# EVGA SuperNOVA 650 G2



## crmaris (Sep 19, 2015)

EVGA recently added units featuring 550 W and 650 W capacities to their SuperNOVA G2 lineup. Today, we will take a detailed look at the 650 G2 promising high performance and silent operation; a highly desired combination of features for most users.

*Show full review*


----------



## jboydgolfer (Oct 5, 2015)

i own this PSU, and its Great, i cant agree with the "expensive" complaint though, as after rebate (which newegg gave me Automatically) it was $79 usd.  a bit higher than Some 650 watt psu's , but it has a 7 year warranty, and is of extremely high quality.


----------



## sith'ari (Oct 5, 2015)

Well,  there is no doubt that Seasonic has suffered a massive defeat by Superflower in this "inner" battle for EVGA's best OEM.
Superflower's G2 unit costs the same as Seasonic's GS unit, while it's better in almost all areas!!


----------



## EarthDog (Oct 5, 2015)

jboydgolfer said:


> i own this PSU, and its Great, i cant agree with the "expensive" complaint though, as after rebate (which newegg gave me Automatically) it was $79 usd. a bit higher than Some 650 watt psu's , but it has a 7 year warranty, and is of extremely high quality.


I dont think he complained about it in the end...

From the article... 





> For some of you, 100 bucks for a 650 W PSU might look like a stiff price, and it is, but given its features and the quality of its components, I believe it to be a fair price. After all, this PSU will last you for many years to come, which surely justifies the cost.


----------



## shilka (Oct 5, 2015)

The 650 watt G2 is only $5 more then the 650 watt GS on newegg right now, and if you have a rebate card its actually $5 cheaper.
At that price point you would have to be an idiot to get the GS when its so much worse.

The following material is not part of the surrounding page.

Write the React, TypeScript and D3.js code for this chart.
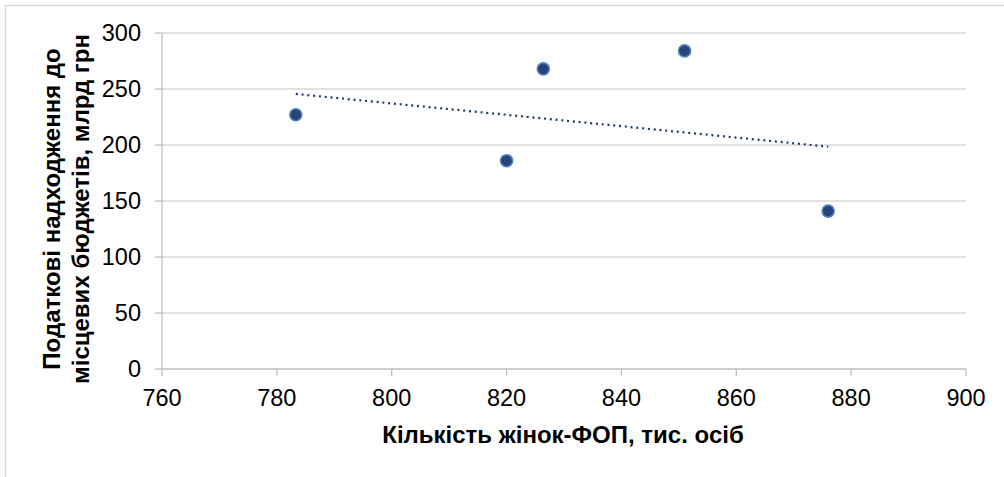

http://www.overclock.net/t/1575991/600-650-watts-comparison-thread-fully-modular


----------



## n-ster (Oct 6, 2015)

I was hesitating between the RMi, HXi, 1050W Snow silent or EVGA G2 / P2 for my system

I'm leaving heavily towards EVGA G2/P2 650/750W now. Great reviews as always btw!


----------



## Frick (Oct 6, 2015)

I dunno I'm almost bored with PSU's these days. So much excellence all around.


----------



## jboydgolfer (Oct 14, 2015)

EarthDog said:


> I dont think he complained about it in the end...
> 
> From the article...



i used the word "complaint" for lack of another, but i suppose "issue with" or "downside"...Either way I was actually not commenting on the article but rather this....






which i sort of agreed a Bit with him in my post by saying "yes it was a bit on the higher side" but I then added that since it has such great  performance, quality, components, and that 7 year warranty, that i felt it was justified, also i was pointing out that Many components CAN be expensive @ certain times, and i was also pointing out that @ the time i purchased this psu, it cost me i think $79, but its been a while now. actually i checked, i was wrong , i paid $69, and that is what they are now too, with rebate, and if your lucky , and the rebate is Only for Canadian residents, but you can view the rebate on newegg, you get it immediately from support if you contact them, or atleast they did it for me.


----------